§ Task brief
Write out the records beneath this line exactly as they appear, minus any images.

------------------------------

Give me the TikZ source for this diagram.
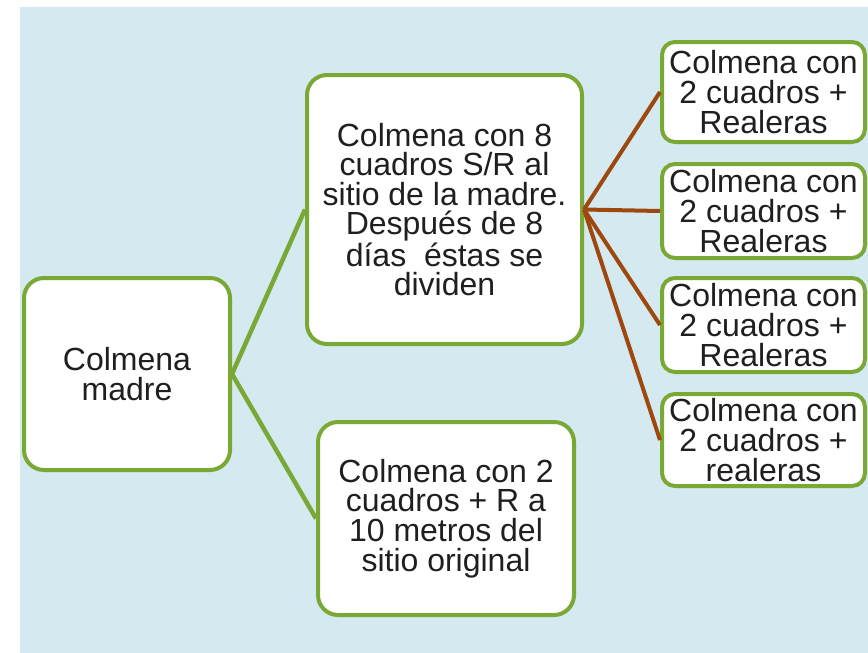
\documentclass[tikz,border=0pt]{standalone}
\usepackage{fontspec}
\setmainfont{Liberation Sans}
\usepackage{tikz}

\definecolor{fondo}{RGB}{212,233,240}
\definecolor{verde}{RGB}{122,168,52}
\definecolor{cafe}{RGB}{158,72,14}

\tikzset{
  caja/.style={draw=verde, line width=4pt, fill=white, rounded corners=20pt,
    align=center, inner sep=0pt, text=black!88,
    font=\fontsize{32}{29.6}\selectfont},
  cajita/.style={caja, rounded corners=13pt, minimum width=203pt},
  rama/.style={verde, line width=4.5pt},
  hoja/.style={cafe, line width=4pt}
}

\begin{document}
\begin{tikzpicture}[x=1pt, y=-1pt]
   % fondo
    \useasboundingbox (0,0) rectangle (868,653);
    \fill[white] (0,0) rectangle (868,653);
    \fill[fondo] (20,7) rectangle (868,653);

   % cajas
    \node[caja, minimum width=206pt, minimum height=192pt] (madre) at (127,374) {Colmena\\madre};
    \node[caja, minimum width=275pt, minimum height=269pt] (arriba) at (444.5,209.5)
        {Colmena con 8\\cuadros S/R al\\sitio de la madre.\\Despu\'es de 8\\d\'ias\ \ \'estas se\\dividen};
    \node[caja, minimum width=256pt, minimum height=193pt] (abajo) at (446,518.5)
        {Colmena con 2\\cuadros + R a\\10 metros del\\sitio original};

    \node[cajita, minimum height=100pt] (r1) at (763.5,92) {Colmena con\\2 cuadros +\\Realeras};
    \node[cajita, minimum height=94pt] (r2) at (763.5,211) {Colmena con\\2 cuadros +\\Realeras};
    \node[cajita, minimum height=94pt] (r3) at (763.5,325) {Colmena con\\2 cuadros +\\Realeras};
    \node[cajita, minimum height=92pt] (r4) at (763.5,440) {Colmena con\\2 cuadros +\\realeras};

   % conexiones
    \draw[rama] (madre.east) -- (arriba.west);
    \draw[rama] (madre.east) -- (abajo.west);
    \foreach \r in {r1,r2,r3,r4}
        \draw[hoja] (arriba.east) -- (\r.west);

\end{tikzpicture}
\end{document}
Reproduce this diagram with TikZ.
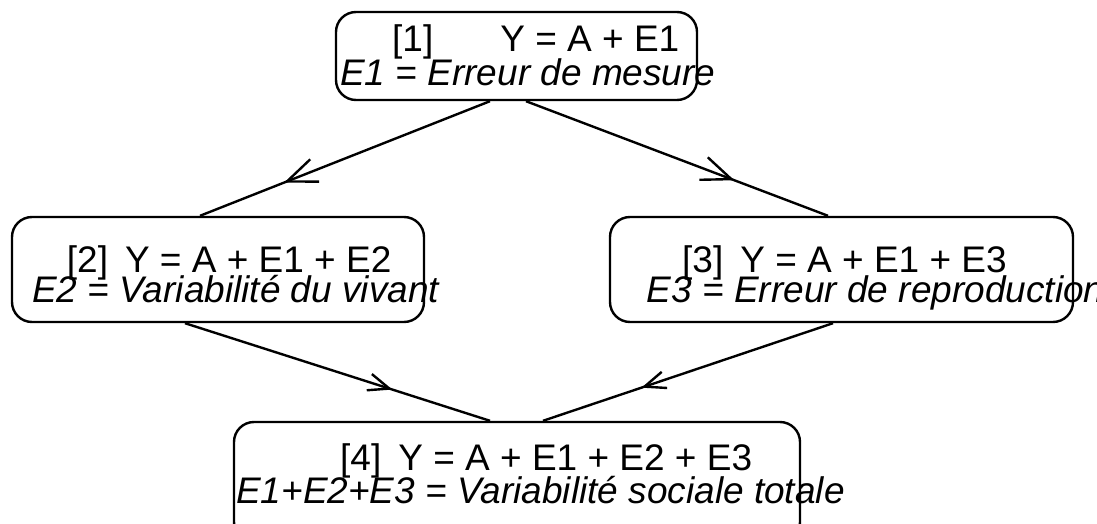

------------------------------

§ Output below
Give me the TikZ source for this diagram.
\documentclass[tikz,border=0pt]{standalone}
\usepackage{fontspec}
\setmainfont{Liberation Sans}
\usepackage{tikz}

\definecolor{fondo}{RGB}{212,233,240}
\definecolor{verde}{RGB}{122,168,52}
\definecolor{cafe}{RGB}{158,72,14}

\tikzset{
  caja/.style={draw=verde, line width=4pt, fill=white, rounded corners=20pt,
    align=center, inner sep=0pt, text=black!88,
    font=\fontsize{32}{29.6}\selectfont},
  cajita/.style={caja, rounded corners=13pt, minimum width=203pt},
  rama/.style={verde, line width=4.5pt},
  hoja/.style={cafe, line width=4pt}
}

\begin{document}
\begin{tikzpicture}[x=1pt, y=-1pt]
   % fondo
    \useasboundingbox (0,0) rectangle (868,653);
    \fill[white] (0,0) rectangle (868,653);
    \fill[fondo] (20,7) rectangle (868,653);

   % cajas
    \node[caja, minimum width=206pt, minimum height=192pt] (madre) at (127,374) {Colmena\\madre};
    \node[caja, minimum width=275pt, minimum height=269pt] (arriba) at (444.5,209.5)
        {Colmena con 8\\cuadros S/R al\\sitio de la madre.\\Despu\'es de 8\\d\'ias\ \ \'estas se\\dividen};
    \node[caja, minimum width=256pt, minimum height=193pt] (abajo) at (446,518.5)
        {Colmena con 2\\cuadros + R a\\10 metros del\\sitio original};

    \node[cajita, minimum height=100pt] (r1) at (763.5,92) {Colmena con\\2 cuadros +\\Realeras};
    \node[cajita, minimum height=94pt] (r2) at (763.5,211) {Colmena con\\2 cuadros +\\Realeras};
    \node[cajita, minimum height=94pt] (r3) at (763.5,325) {Colmena con\\2 cuadros +\\Realeras};
    \node[cajita, minimum height=92pt] (r4) at (763.5,440) {Colmena con\\2 cuadros +\\realeras};

   % conexiones
    \draw[rama] (madre.east) -- (arriba.west);
    \draw[rama] (madre.east) -- (abajo.west);
    \foreach \r in {r1,r2,r3,r4}
        \draw[hoja] (arriba.east) -- (\r.west);

\end{tikzpicture}
\end{document}
Reproduce this diagram with TikZ.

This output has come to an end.